EXERCISE REQUIREMENTS:
Starting at the first line of the data below, write out each line exactly until you reach the line containing "(Mlab) at (386,33)", and include that line too.

DATA TO PROCESS:
___

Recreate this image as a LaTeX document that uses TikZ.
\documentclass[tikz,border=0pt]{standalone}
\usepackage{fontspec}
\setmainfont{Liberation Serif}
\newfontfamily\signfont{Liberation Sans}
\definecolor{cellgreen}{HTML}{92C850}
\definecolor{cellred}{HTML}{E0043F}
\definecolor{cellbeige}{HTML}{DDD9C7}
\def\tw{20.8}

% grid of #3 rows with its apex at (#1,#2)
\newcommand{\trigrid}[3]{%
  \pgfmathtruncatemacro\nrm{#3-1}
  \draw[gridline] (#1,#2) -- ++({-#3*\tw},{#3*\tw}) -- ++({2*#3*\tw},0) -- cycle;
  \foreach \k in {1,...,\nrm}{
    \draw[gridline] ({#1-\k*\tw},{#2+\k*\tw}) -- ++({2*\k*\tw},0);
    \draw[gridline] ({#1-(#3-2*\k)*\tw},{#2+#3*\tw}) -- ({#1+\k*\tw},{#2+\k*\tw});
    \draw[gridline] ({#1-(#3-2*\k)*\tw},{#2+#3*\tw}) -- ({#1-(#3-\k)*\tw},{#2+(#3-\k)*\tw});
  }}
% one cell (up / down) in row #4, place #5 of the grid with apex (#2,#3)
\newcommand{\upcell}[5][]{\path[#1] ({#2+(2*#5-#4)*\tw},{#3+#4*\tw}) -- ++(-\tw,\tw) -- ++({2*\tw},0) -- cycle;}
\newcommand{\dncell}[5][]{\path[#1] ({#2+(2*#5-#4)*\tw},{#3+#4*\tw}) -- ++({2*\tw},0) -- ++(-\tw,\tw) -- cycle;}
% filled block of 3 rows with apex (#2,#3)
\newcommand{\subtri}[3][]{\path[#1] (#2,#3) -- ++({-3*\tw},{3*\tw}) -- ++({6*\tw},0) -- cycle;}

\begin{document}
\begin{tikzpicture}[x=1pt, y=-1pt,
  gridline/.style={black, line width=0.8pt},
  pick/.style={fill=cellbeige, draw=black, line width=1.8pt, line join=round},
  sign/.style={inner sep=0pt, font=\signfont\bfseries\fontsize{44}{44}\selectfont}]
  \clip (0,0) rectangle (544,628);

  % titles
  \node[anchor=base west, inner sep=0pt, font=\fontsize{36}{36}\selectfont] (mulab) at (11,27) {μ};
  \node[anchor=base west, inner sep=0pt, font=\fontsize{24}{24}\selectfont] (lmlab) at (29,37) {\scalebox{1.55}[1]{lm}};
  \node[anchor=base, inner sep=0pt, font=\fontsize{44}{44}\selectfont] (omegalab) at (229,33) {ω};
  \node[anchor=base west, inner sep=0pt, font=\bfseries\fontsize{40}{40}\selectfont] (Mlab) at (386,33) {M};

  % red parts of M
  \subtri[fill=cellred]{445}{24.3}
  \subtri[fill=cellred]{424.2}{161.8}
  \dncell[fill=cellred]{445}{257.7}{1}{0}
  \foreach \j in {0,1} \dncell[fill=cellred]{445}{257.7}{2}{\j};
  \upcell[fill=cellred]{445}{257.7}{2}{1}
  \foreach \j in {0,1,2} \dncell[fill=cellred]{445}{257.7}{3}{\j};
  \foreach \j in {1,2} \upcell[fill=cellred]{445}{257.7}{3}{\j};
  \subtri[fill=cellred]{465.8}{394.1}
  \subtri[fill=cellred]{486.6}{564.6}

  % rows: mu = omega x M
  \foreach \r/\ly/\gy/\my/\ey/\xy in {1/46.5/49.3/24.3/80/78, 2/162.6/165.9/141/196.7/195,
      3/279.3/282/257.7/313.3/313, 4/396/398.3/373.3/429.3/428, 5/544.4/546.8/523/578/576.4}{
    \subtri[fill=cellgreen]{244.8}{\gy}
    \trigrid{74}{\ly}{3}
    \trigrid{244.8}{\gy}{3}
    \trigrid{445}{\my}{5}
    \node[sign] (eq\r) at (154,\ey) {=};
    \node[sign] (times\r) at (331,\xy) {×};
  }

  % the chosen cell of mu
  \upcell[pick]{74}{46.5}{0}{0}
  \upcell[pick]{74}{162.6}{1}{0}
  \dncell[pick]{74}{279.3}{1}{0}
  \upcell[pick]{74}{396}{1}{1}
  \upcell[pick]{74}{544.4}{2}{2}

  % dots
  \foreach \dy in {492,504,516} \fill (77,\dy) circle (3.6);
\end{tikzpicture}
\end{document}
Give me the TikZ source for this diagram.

___

PROBLEM SOLUTION:
Recreate this image as a LaTeX document that uses TikZ.
\documentclass[tikz,border=0pt]{standalone}
\usepackage{fontspec}
\setmainfont{Liberation Serif}
\newfontfamily\signfont{Liberation Sans}
\definecolor{cellgreen}{HTML}{92C850}
\definecolor{cellred}{HTML}{E0043F}
\definecolor{cellbeige}{HTML}{DDD9C7}
\def\tw{20.8}

% grid of #3 rows with its apex at (#1,#2)
\newcommand{\trigrid}[3]{%
  \pgfmathtruncatemacro\nrm{#3-1}
  \draw[gridline] (#1,#2) -- ++({-#3*\tw},{#3*\tw}) -- ++({2*#3*\tw},0) -- cycle;
  \foreach \k in {1,...,\nrm}{
    \draw[gridline] ({#1-\k*\tw},{#2+\k*\tw}) -- ++({2*\k*\tw},0);
    \draw[gridline] ({#1-(#3-2*\k)*\tw},{#2+#3*\tw}) -- ({#1+\k*\tw},{#2+\k*\tw});
    \draw[gridline] ({#1-(#3-2*\k)*\tw},{#2+#3*\tw}) -- ({#1-(#3-\k)*\tw},{#2+(#3-\k)*\tw});
  }}
% one cell (up / down) in row #4, place #5 of the grid with apex (#2,#3)
\newcommand{\upcell}[5][]{\path[#1] ({#2+(2*#5-#4)*\tw},{#3+#4*\tw}) -- ++(-\tw,\tw) -- ++({2*\tw},0) -- cycle;}
\newcommand{\dncell}[5][]{\path[#1] ({#2+(2*#5-#4)*\tw},{#3+#4*\tw}) -- ++({2*\tw},0) -- ++(-\tw,\tw) -- cycle;}
% filled block of 3 rows with apex (#2,#3)
\newcommand{\subtri}[3][]{\path[#1] (#2,#3) -- ++({-3*\tw},{3*\tw}) -- ++({6*\tw},0) -- cycle;}

\begin{document}
\begin{tikzpicture}[x=1pt, y=-1pt,
  gridline/.style={black, line width=0.8pt},
  pick/.style={fill=cellbeige, draw=black, line width=1.8pt, line join=round},
  sign/.style={inner sep=0pt, font=\signfont\bfseries\fontsize{44}{44}\selectfont}]
  \clip (0,0) rectangle (544,628);

  % titles
  \node[anchor=base west, inner sep=0pt, font=\fontsize{36}{36}\selectfont] (mulab) at (11,27) {μ};
  \node[anchor=base west, inner sep=0pt, font=\fontsize{24}{24}\selectfont] (lmlab) at (29,37) {\scalebox{1.55}[1]{lm}};
  \node[anchor=base, inner sep=0pt, font=\fontsize{44}{44}\selectfont] (omegalab) at (229,33) {ω};
  \node[anchor=base west, inner sep=0pt, font=\bfseries\fontsize{40}{40}\selectfont] (Mlab) at (386,33) {M};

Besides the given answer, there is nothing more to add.